Close to two-thirds of HR professionals feel overwhelmed by the complexity of justifying investment in talent amid increasing pressure to show ROI, says new research.
Almost four out of five (79 percent) HR leaders believe senior management in their organisation think talent is critical to the bottom line.
Over half (54 percent) feel their organisation hasn’t invested enough in talent of late because there’s no agreement over how to measure and show its return. A further four out of five (84 percent) say HR needs to do more to measure and evaluate the financial and non-financial return on talent activities after talent programs have been implemented.
When asked what is causing the problem, 47 percent of HR professionals say they don’t possess the necessary skills to develop a financial business case for talent. Just under half (48.5 percent) believe it isn’t possible to calculate the financial impact of talent investment with any accuracy, although 79 percent do acknowledge a need for financial measurement.
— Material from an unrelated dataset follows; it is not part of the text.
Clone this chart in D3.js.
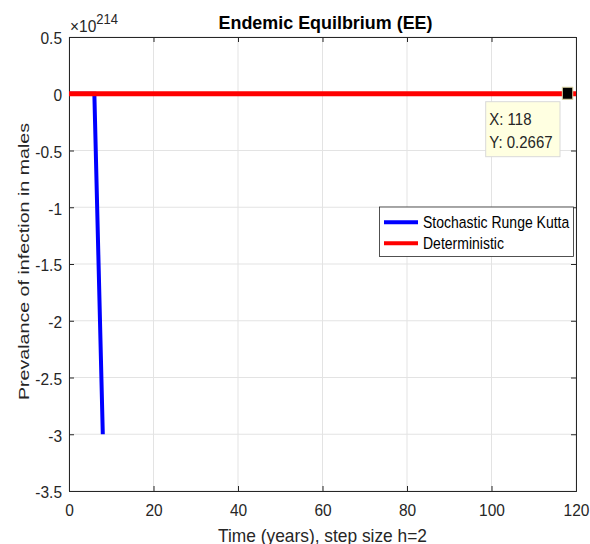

According to the survey, traditional HR metrics are still the most commonly used way to validate investment.
Four out of five respondents still use retention figures while 77 percent use performance ratings compared with just one in four companies looking at company revenue and profit margins.
The research, from leadership firm Cirrus and talent management providers Lumesse, questioned HR and talent professionals in UK-based companies across multiple sectors including leisure, media, manufacturing, professional services and banking.